Great if you're visiting Barcelona, but how much does it help if you're visiting Rome?
Every time I see this bit, I'm reminded of a bit from the Terry Pratchett novel Moving Pictures:
“Reality is not digital, an on-off state, but analog. Something gradual. In other words, reality is a quality that things possess in the same way that they possess, say, weight. Some people are more real than others, for example. It has been estimated that there are only about five hundred real people on any given planet, which is why they keep unexpectedly running into one another all the time.”

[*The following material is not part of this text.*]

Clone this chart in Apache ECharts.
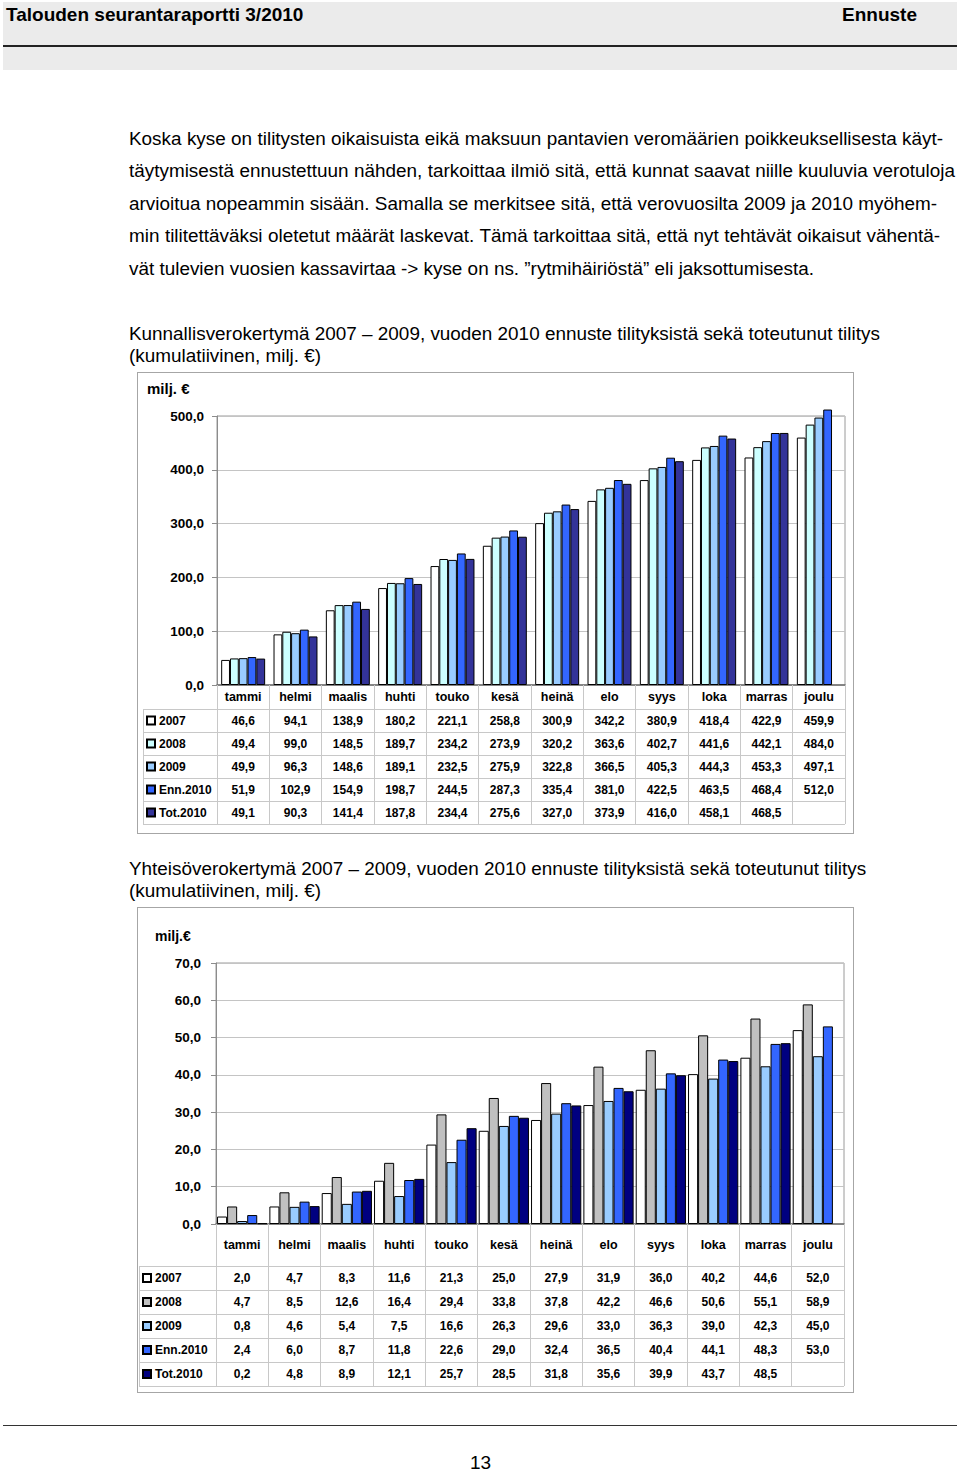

But anyway. While it's not required, in D&D, for the characters to be super-duper special or world-recognized heroes, the game is, in fact, about them. It's their stories, which they are in the process of writing through play. (If the PCs are just there to be spectators to the
DM's story, then the DM should just go write a book. I didn't sign up for
that.)
So I have no problem occasionally saying that yes, they meet a sailor they knew in another port; or yes, they meet a shady caravan driver they knew on on the far end of their newly-expanded caravan route. Neither of those concepts is ridiculous or illogical. And if it
were, well, I've already given lots of examples of how I can handle it.
And if the PCs are actually on another plane or somewhere else where it beggars the imagination of how they could know someone there? Well, I'll deal with that
if it comes up. I don't need hard and fast rules about that vanishingly rare case ahead of time.